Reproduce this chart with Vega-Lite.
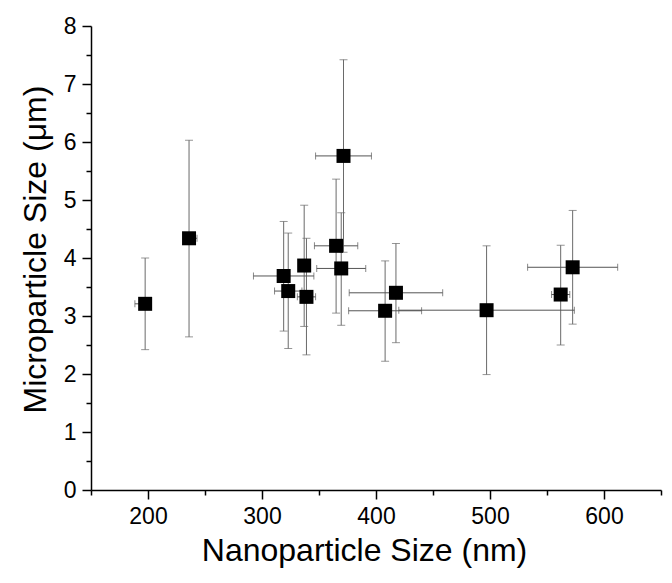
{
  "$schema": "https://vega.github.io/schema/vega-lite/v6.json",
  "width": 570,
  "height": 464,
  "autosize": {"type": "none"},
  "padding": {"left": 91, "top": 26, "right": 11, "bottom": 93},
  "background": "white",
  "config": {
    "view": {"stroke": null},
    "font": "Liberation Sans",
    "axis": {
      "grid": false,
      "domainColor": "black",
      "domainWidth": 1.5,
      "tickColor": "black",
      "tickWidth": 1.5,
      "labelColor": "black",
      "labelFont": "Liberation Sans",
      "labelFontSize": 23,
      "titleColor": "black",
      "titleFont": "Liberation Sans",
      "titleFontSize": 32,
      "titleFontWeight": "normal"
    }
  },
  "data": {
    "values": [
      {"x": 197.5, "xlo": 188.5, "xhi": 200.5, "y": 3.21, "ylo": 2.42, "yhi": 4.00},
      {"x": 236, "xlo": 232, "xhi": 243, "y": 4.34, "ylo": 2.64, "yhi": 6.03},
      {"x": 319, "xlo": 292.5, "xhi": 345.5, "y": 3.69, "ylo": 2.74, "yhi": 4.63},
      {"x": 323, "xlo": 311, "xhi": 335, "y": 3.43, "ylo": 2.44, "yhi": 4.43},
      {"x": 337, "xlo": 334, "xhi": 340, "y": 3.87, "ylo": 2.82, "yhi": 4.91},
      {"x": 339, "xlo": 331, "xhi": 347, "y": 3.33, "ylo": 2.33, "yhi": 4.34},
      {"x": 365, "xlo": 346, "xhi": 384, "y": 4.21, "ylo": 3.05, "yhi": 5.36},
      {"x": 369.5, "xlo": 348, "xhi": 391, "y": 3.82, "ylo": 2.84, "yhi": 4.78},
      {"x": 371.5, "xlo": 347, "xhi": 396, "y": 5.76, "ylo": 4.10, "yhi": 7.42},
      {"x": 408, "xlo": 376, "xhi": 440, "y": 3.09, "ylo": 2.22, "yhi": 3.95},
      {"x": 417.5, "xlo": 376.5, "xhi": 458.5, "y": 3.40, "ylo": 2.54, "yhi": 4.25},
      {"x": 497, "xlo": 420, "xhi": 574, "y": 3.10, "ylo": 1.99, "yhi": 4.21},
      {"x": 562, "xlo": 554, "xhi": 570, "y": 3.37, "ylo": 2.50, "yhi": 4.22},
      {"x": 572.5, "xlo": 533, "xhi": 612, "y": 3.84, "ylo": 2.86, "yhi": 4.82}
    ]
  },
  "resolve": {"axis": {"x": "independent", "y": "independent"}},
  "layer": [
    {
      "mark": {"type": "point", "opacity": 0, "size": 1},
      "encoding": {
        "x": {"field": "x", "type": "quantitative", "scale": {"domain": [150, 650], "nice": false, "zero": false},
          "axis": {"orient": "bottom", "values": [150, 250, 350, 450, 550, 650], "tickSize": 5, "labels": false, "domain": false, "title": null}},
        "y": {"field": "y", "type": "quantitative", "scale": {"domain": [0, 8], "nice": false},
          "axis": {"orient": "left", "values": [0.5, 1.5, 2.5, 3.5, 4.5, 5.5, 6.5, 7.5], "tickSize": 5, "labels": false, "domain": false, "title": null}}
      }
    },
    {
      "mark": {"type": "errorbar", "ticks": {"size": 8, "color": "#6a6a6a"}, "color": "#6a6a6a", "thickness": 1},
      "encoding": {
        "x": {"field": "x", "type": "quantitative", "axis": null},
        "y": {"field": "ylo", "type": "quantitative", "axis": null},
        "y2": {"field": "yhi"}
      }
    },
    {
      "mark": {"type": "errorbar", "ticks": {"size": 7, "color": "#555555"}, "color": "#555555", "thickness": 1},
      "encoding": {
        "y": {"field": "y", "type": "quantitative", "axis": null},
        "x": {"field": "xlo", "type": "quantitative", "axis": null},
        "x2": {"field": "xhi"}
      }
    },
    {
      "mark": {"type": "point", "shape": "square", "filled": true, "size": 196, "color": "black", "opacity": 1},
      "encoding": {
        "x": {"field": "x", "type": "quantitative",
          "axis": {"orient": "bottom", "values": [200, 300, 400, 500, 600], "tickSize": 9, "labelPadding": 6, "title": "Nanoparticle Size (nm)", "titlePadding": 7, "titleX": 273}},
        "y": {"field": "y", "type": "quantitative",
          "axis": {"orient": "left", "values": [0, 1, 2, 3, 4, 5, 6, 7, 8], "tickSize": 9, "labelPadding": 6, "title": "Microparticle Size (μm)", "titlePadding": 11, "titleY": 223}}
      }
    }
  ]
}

════════════════════

Given task: Your task is to reproduce all of the material exactly. The pictures stay out.

The answer:
Reproduce this chart with Vega-Lite.
{
  "$schema": "https://vega.github.io/schema/vega-lite/v6.json",
  "width": 570,
  "height": 464,
  "autosize": {"type": "none"},
  "padding": {"left": 91, "top": 26, "right": 11, "bottom": 93},
  "background": "white",
  "config": {
    "view": {"stroke": null},
    "font": "Liberation Sans",
    "axis": {
      "grid": false,
      "domainColor": "black",
      "domainWidth": 1.5,
      "tickColor": "black",
      "tickWidth": 1.5,
      "labelColor": "black",
      "labelFont": "Liberation Sans",
      "labelFontSize": 23,
      "titleColor": "black",
      "titleFont": "Liberation Sans",
      "titleFontSize": 32,
      "titleFontWeight": "normal"
    }
  },
  "data": {
    "values": [
      {"x": 197.5, "xlo": 188.5, "xhi": 200.5, "y": 3.21, "ylo": 2.42, "yhi": 4.00},
      {"x": 236, "xlo": 232, "xhi": 243, "y": 4.34, "ylo": 2.64, "yhi": 6.03},
      {"x": 319, "xlo": 292.5, "xhi": 345.5, "y": 3.69, "ylo": 2.74, "yhi": 4.63},
      {"x": 323, "xlo": 311, "xhi": 335, "y": 3.43, "ylo": 2.44, "yhi": 4.43},
      {"x": 337, "xlo": 334, "xhi": 340, "y": 3.87, "ylo": 2.82, "yhi": 4.91},
      {"x": 339, "xlo": 331, "xhi": 347, "y": 3.33, "ylo": 2.33, "yhi": 4.34},
      {"x": 365, "xlo": 346, "xhi": 384, "y": 4.21, "ylo": 3.05, "yhi": 5.36},
      {"x": 369.5, "xlo": 348, "xhi": 391, "y": 3.82, "ylo": 2.84, "yhi": 4.78},
      {"x": 371.5, "xlo": 347, "xhi": 396, "y": 5.76, "ylo": 4.10, "yhi": 7.42},
      {"x": 408, "xlo": 376, "xhi": 440, "y": 3.09, "ylo": 2.22, "yhi": 3.95},
      {"x": 417.5, "xlo": 376.5, "xhi": 458.5, "y": 3.40, "ylo": 2.54, "yhi": 4.25},
      {"x": 497, "xlo": 420, "xhi": 574, "y": 3.10, "ylo": 1.99, "yhi": 4.21},
      {"x": 562, "xlo": 554, "xhi": 570, "y": 3.37, "ylo": 2.50, "yhi": 4.22},
      {"x": 572.5, "xlo": 533, "xhi": 612, "y": 3.84, "ylo": 2.86, "yhi": 4.82}
    ]
  },
  "resolve": {"axis": {"x": "independent", "y": "independent"}},
  "layer": [
    {
      "mark": {"type": "point", "opacity": 0, "size": 1},
      "encoding": {
        "x": {"field": "x", "type": "quantitative", "scale": {"domain": [150, 650], "nice": false, "zero": false},
          "axis": {"orient": "bottom", "values": [150, 250, 350, 450, 550, 650], "tickSize": 5, "labels": false, "domain": false, "title": null}},
        "y": {"field": "y", "type": "quantitative", "scale": {"domain": [0, 8], "nice": false},
          "axis": {"orient": "left", "values": [0.5, 1.5, 2.5, 3.5, 4.5, 5.5, 6.5, 7.5], "tickSize": 5, "labels": false, "domain": false, "title": null}}
      }
    },
    {
      "mark": {"type": "errorbar", "ticks": {"size": 8, "color": "#6a6a6a"}, "color": "#6a6a6a", "thickness": 1},
      "encoding": {
        "x": {"field": "x", "type": "quantitative", "axis": null},
        "y": {"field": "ylo", "type": "quantitative", "axis": null},
        "y2": {"field": "yhi"}
      }
    },
    {
      "mark": {"type": "errorbar", "ticks": {"size": 7, "color": "#555555"}, "color": "#555555", "thickness": 1},
      "encoding": {
        "y": {"field": "y", "type": "quantitative", "axis": null},
        "x": {"field": "xlo", "type": "quantitative", "axis": null},
        "x2": {"field": "xhi"}
      }
    },
    {
      "mark": {"type": "point", "shape": "square", "filled": true, "size": 196, "color": "black", "opacity": 1},
      "encoding": {
        "x": {"field": "x", "type": "quantitative",
          "axis": {"orient": "bottom", "values": [200, 300, 400, 500, 600], "tickSize": 9, "labelPadding": 6, "title": "Nanoparticle Size (nm)", "titlePadding": 7, "titleX": 273}},
        "y": {"field": "y", "type": "quantitative",
          "axis": {"orient": "left", "values": [0, 1, 2, 3, 4, 5, 6, 7, 8], "tickSize": 9, "labelPadding": 6, "title": "Microparticle Size (μm)", "titlePadding": 11, "titleY": 223}}
      }
    }
  ]
}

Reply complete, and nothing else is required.